Knitting and Stitching Show

Another year, another Rhinebeck missed.  

While it is fun to have an extravagant shopping weekend at the fairgrounds, I miss the experience most of all.  Gathering with friends, seeing all the fantastic knitwear, being inspired by the colors of upstate New York autumn, the fantastic food, getting to pet lanolin-rich sheep and chatting with the farmers.  It's the ritual that I miss...summer is really over, now have some apples and lamb chili and cover yourself with wool.  

I slyly made my way up to Alexander Palace for the London Knitting and Stitching show last week.  Rhinebeck it was not, but I was hoping to recapture some of that spiritual feeling of autumn being here.  

Well, the weather screamed fall- lately, if it hasn't been a steady pour, it's been a wild windy ride of sun and rain, and lots of rainbows.   

Plus, I had wanted to get up to North London and check out the hilltop Ally Pally- a beautiful old convention center, crystal-palace style.  This hill is where the first TV broadcast signal in the world originated from!  


 Ah, and a touch of fall color.  There's very little of this here- leaves just turn brown unceremoniously and fall dead to the ground.


 And the city from afar:


 Inside, knits!



I don't know if I'd ever thought of knitting suet before, but someone surely has.


The show had all sorts of fibre artist- a lot of them had their booths set up as galleries and they had really amazing stuff.  Sculpture, multimedia, fashion...











The only thing I was really interested in was buying British wool.  It ended up being a tall order- there were many vendors there, and very few had nothing but commercially available yarn.


There were tons of fabric vendors.  I set out to buy fat quarters and some plain-ish jersey knit and ended up being overwhelmed by choice.  Any game plan in my head was quickly forgotten, and I walked away empty-handed.  


 Although some of the vendors need a bit help in the organizational department.


It seemed that the less organized a vendor was, the cheaper the prices were.  I watched in amusement as one discount yarn vendor had piled bags and bags of yarn into their booth....


In this hip-deep pile of yarn, people were scrambling for the centre, as if some magical yarn lived there.  As the pile spread further and further onto the floor, some worker would come by and shovel the yarn back into a stack.  Some people were literally swimming in the plasticky shifting pile, creating hazardous landslide conditions while searching for that elusive bargain.

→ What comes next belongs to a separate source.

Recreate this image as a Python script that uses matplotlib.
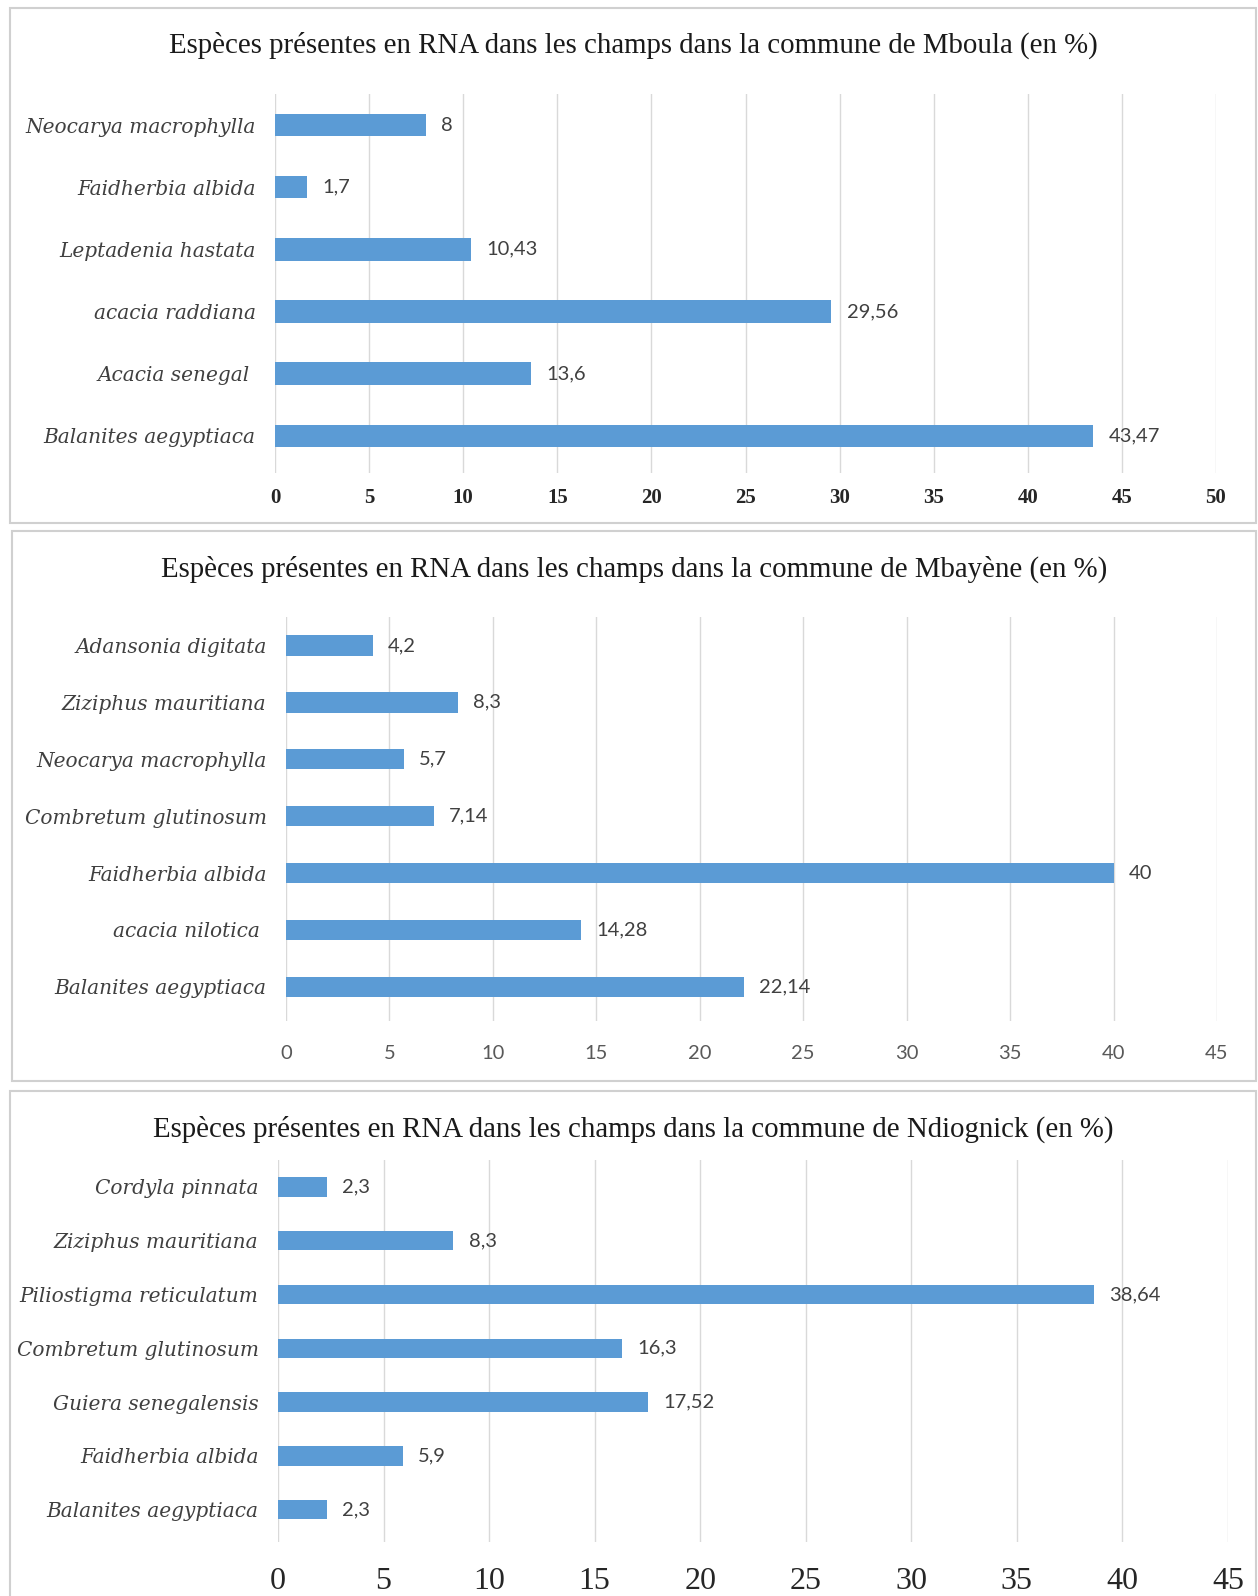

Alas, Jameson's Shetland was there and the only cash I parted with that day was for a small kit of color-coordinated yarn for a fair isle hat.  They were just so nice!  Plus, Scotland.

So, aside from lacking the rustic aspect of being outdoors in the barns and pawing fleeces both on and off the sheep...


It was a fun way to spend an afternoon.

Oh, and the food vending situation was awful.  Microwave pizza and pre-made sandwiches and rubbery pastries kind of awful that I stayed away from.  A quick check on my phone revealed that the neighborhood around Finsbury Park tube station had plenty of good Turkish restaurants, and I became the hero of the day for bring a bag of meze and kebaps in take-away bags back to South London.  It wasn't apple cidre donuts and lamb chili from the 4-h stand, but it was decidedly delicious.